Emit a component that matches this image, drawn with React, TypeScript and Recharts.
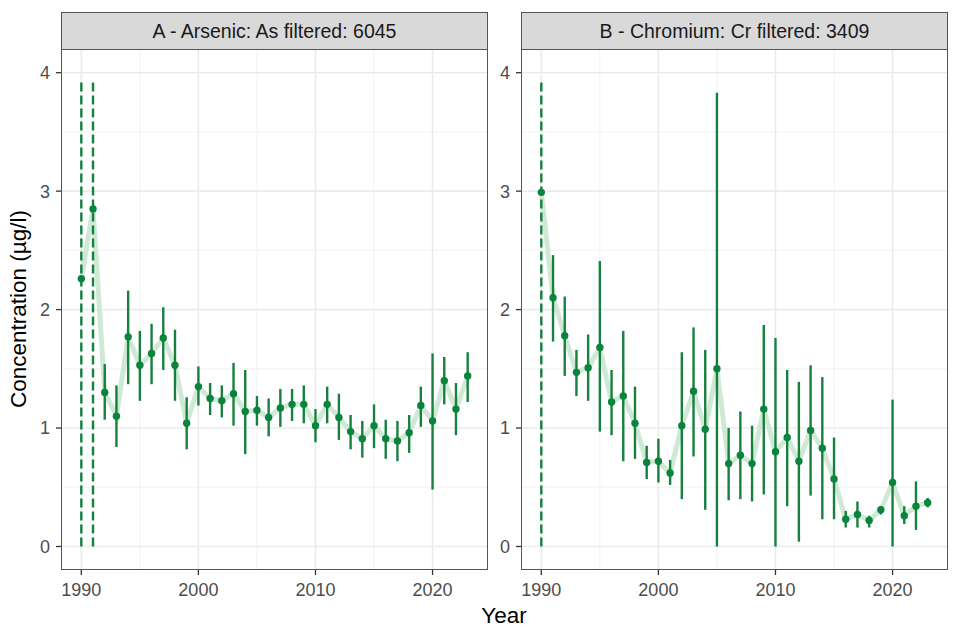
import React from 'react';
import { ComposedChart, Line, Scatter, ErrorBar, XAxis, YAxis, CartesianGrid } from 'recharts';

const years = [1990, 1991, 1992, 1993, 1994, 1995, 1996, 1997, 1998, 1999, 2000, 2001, 2002, 2003, 2004, 2005, 2006, 2007, 2008, 2009, 2010, 2011, 2012, 2013, 2014, 2015, 2016, 2017, 2018, 2019, 2020, 2021, 2022, 2023];

const arsenicMean = [2.26, 2.85, 1.30, 1.10, 1.77, 1.53, 1.63, 1.76, 1.53, 1.04, 1.35, 1.25, 1.23, 1.29, 1.14, 1.15, 1.09, 1.17, 1.20, 1.20, 1.02, 1.20, 1.09, 0.97, 0.91, 1.02, 0.91, 0.89, 0.96, 1.19, 1.06, 1.40, 1.16, 1.44];
const arsenicLow = [0, 0, 1.07, 0.84, 1.37, 1.23, 1.37, 1.49, 1.23, 0.82, 1.19, 1.11, 1.09, 1.02, 0.78, 1.02, 0.93, 1.01, 1.06, 1.04, 0.88, 1.04, 0.90, 0.82, 0.75, 0.83, 0.74, 0.72, 0.79, 1.01, 0.48, 1.20, 0.94, 1.22];
const arsenicHigh = [3.92, 3.92, 1.54, 1.36, 2.16, 1.82, 1.88, 2.02, 1.83, 1.26, 1.52, 1.38, 1.36, 1.55, 1.49, 1.27, 1.25, 1.33, 1.33, 1.36, 1.16, 1.35, 1.29, 1.11, 1.06, 1.20, 1.07, 1.06, 1.11, 1.35, 1.63, 1.60, 1.38, 1.64];
const arsenicDashedYears = [1990, 1991];

const chromiumMean = [2.99, 2.10, 1.78, 1.47, 1.51, 1.68, 1.22, 1.27, 1.04, 0.71, 0.72, 0.62, 1.02, 1.31, 0.99, 1.50, 0.70, 0.77, 0.70, 1.16, 0.80, 0.92, 0.72, 0.98, 0.83, 0.57, 0.23, 0.27, 0.22, 0.31, 0.54, 0.26, 0.34, 0.37];
const chromiumLow = [0, 1.73, 1.44, 1.27, 1.23, 0.97, 0.94, 0.72, 0.74, 0.57, 0.54, 0.52, 0.40, 0.76, 0.31, 0.0, 0.39, 0.40, 0.38, 0.44, 0.0, 0.34, 0.04, 0.43, 0.23, 0.23, 0.16, 0.16, 0.16, 0.27, 0.0, 0.19, 0.14, 0.33];
const chromiumHigh = [3.93, 2.46, 2.11, 1.66, 1.79, 2.41, 1.49, 1.82, 1.35, 0.85, 0.91, 0.73, 1.64, 1.85, 1.66, 3.83, 1.00, 1.14, 1.02, 1.87, 1.76, 1.49, 1.39, 1.53, 1.43, 0.92, 0.30, 0.38, 0.26, 0.34, 1.24, 0.34, 0.55, 0.41];
const chromiumDashedYears = [1990];

const xTicks = [1990, 2000, 2010, 2020];
const xMinor = [1995, 2005, 2015];
const yTicks = [0, 1, 2, 3, 4];
const yMinor = [0.5, 1.5, 2.5, 3.5];

const panelATitle = 'A - Arsenic: As filtered: 6045';
const panelBTitle = 'B - Chromium: Cr filtered: 3409';

const FONT = '"Liberation Sans", Arial, Helvetica, sans-serif';
const GREEN = '#0a843c';
const BAR_GREEN = '#17803f';
const LIGHT = '#c9e7cf';

type Row = { year: number; v: number; err: [number, number] };

function buildRows(mean: number[], low: number[], high: number[]): Row[] {
  return years.map((year, i) => ({
    year,
    v: mean[i],
    err: [mean[i] - low[i], high[i] - mean[i]] as [number, number],
  }));
}

const Dot = (props: any) => {
  if (props.cx == null || props.cy == null) return null;
  return <circle cx={props.cx} cy={props.cy} r={3.7} fill={GREEN} />;
};

const CHART_W = 489;
const CHART_H = 640;
const PLOT_L = 62;
const PLOT_T = 49;
const PLOT_W = 425;
const PLOT_H = 520;

function Panel({ left, title, mean, low, high, dashedYears }: { left: number; title: string; mean: number[]; low: number[]; high: number[]; dashedYears: number[] }) {
  const rows = buildRows(mean, low, high);
  const solid = rows.filter((r) => !dashedYears.includes(r.year));
  const dashed = rows.filter((r) => dashedYears.includes(r.year));
  return (
    <>
      <div style={{ position: 'absolute', left, top: 0 }}>
        <ComposedChart width={CHART_W} height={CHART_H} data={rows} margin={{ top: PLOT_T, right: CHART_W - PLOT_L - PLOT_W, bottom: 0, left: 0 }}>
          <CartesianGrid horizontalValues={yMinor} verticalValues={xMinor} stroke="#F0F0F0" strokeWidth={0.9} />
          <CartesianGrid horizontalValues={yTicks} verticalValues={xTicks} stroke="#EBEBEB" strokeWidth={1.6} />
          <XAxis
            dataKey="year"
            type="number"
            domain={[1988.35, 2024.65]}
            ticks={xTicks}
            allowDataOverflow
            height={CHART_H - PLOT_T - PLOT_H}
            axisLine={false}
            tickLine={{ stroke: '#333333', strokeWidth: 1.3 }}
            tickSize={6}
            tickMargin={8}
            tick={{ fill: '#4D4D4D', fontSize: 18, fontFamily: FONT }}
          />
          <YAxis
            type="number"
            domain={[-0.19, 4.2]}
            ticks={yTicks}
            allowDataOverflow
            width={PLOT_L}
            axisLine={false}
            tickLine={{ stroke: '#333333', strokeWidth: 1.3 }}
            tickSize={6}
            tickMargin={6}
            tick={{ fill: '#4D4D4D', fontSize: 18, fontFamily: FONT }}
          />
          <Line dataKey="v" type="linear" stroke={LIGHT} strokeWidth={5} strokeOpacity={0.9} dot={false} activeDot={false} isAnimationActive={false} />
          <Scatter data={dashed} dataKey="v" shape={Dot} isAnimationActive={false}>
            <ErrorBar dataKey="err" direction="y" width={0} stroke={BAR_GREEN} strokeWidth={2.4} strokeDasharray="9 4" />
          </Scatter>
          <Scatter data={solid} dataKey="v" shape={Dot} isAnimationActive={false}>
            <ErrorBar dataKey="err" direction="y" width={0} stroke={BAR_GREEN} strokeWidth={2.4} />
          </Scatter>
        </ComposedChart>
      </div>
      <div
        style={{
          position: 'absolute',
          left: left + PLOT_L - 0.6,
          top: PLOT_T - 0.6,
          width: PLOT_W + 1.2,
          height: PLOT_H + 1.2,
          border: '1.3px solid #555555',
          boxSizing: 'border-box',
          pointerEvents: 'none',
        }}
      />
      <div
        style={{
          position: 'absolute',
          left: left + PLOT_L - 0.6,
          top: 12,
          width: PLOT_W + 1.2,
          height: PLOT_T - 12 + 0.8,
          background: '#D9D9D9',
          border: '1.3px solid #555555',
          boxSizing: 'border-box',
          display: 'flex',
          alignItems: 'center',
          justifyContent: 'center',
          fontSize: 19.5,
          fontFamily: FONT,
          color: '#1A1A1A',
          paddingTop: 2,
        }}
      >
        {title}
      </div>
    </>
  );
}

export default function App() {
  return (
    <div style={{ position: 'absolute', left: 0, top: 0, width: 960, height: 640, background: '#FFFFFF', fontFamily: FONT, overflow: 'hidden' }}>
      <Panel left={0} title={panelATitle} mean={arsenicMean} low={arsenicLow} high={arsenicHigh} dashedYears={arsenicDashedYears} />
      <Panel left={460} title={panelBTitle} mean={chromiumMean} low={chromiumLow} high={chromiumHigh} dashedYears={chromiumDashedYears} />
      <div
        style={{
          position: 'absolute',
          left: 19,
          top: 309,
          transform: 'translate(-50%, -50%) rotate(-90deg)',
          fontSize: 22.5,
          lineHeight: 1,
          whiteSpace: 'nowrap',
          color: '#000000',
        }}
      >
        Concentration (µg/l)
      </div>
      <div
        style={{
          position: 'absolute',
          left: 504,
          top: 616,
          transform: 'translate(-50%, -50%)',
          fontSize: 22.5,
          lineHeight: 1,
          whiteSpace: 'nowrap',
          color: '#000000',
        }}
      >
        Year
      </div>
    </div>
  );
}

====

### Problem statement
Only lines belong in the copy: transcribe those from the start of the data through the line that contains "const arsenicDashedYears = [1990, 1991];", and skip the pictures.

### Complete output
Emit a component that matches this image, drawn with React, TypeScript and Recharts.
import React from 'react';
import { ComposedChart, Line, Scatter, ErrorBar, XAxis, YAxis, CartesianGrid } from 'recharts';

const years = [1990, 1991, 1992, 1993, 1994, 1995, 1996, 1997, 1998, 1999, 2000, 2001, 2002, 2003, 2004, 2005, 2006, 2007, 2008, 2009, 2010, 2011, 2012, 2013, 2014, 2015, 2016, 2017, 2018, 2019, 2020, 2021, 2022, 2023];

const arsenicMean = [2.26, 2.85, 1.30, 1.10, 1.77, 1.53, 1.63, 1.76, 1.53, 1.04, 1.35, 1.25, 1.23, 1.29, 1.14, 1.15, 1.09, 1.17, 1.20, 1.20, 1.02, 1.20, 1.09, 0.97, 0.91, 1.02, 0.91, 0.89, 0.96, 1.19, 1.06, 1.40, 1.16, 1.44];
const arsenicLow = [0, 0, 1.07, 0.84, 1.37, 1.23, 1.37, 1.49, 1.23, 0.82, 1.19, 1.11, 1.09, 1.02, 0.78, 1.02, 0.93, 1.01, 1.06, 1.04, 0.88, 1.04, 0.90, 0.82, 0.75, 0.83, 0.74, 0.72, 0.79, 1.01, 0.48, 1.20, 0.94, 1.22];
const arsenicHigh = [3.92, 3.92, 1.54, 1.36, 2.16, 1.82, 1.88, 2.02, 1.83, 1.26, 1.52, 1.38, 1.36, 1.55, 1.49, 1.27, 1.25, 1.33, 1.33, 1.36, 1.16, 1.35, 1.29, 1.11, 1.06, 1.20, 1.07, 1.06, 1.11, 1.35, 1.63, 1.60, 1.38, 1.64];
const arsenicDashedYears = [1990, 1991];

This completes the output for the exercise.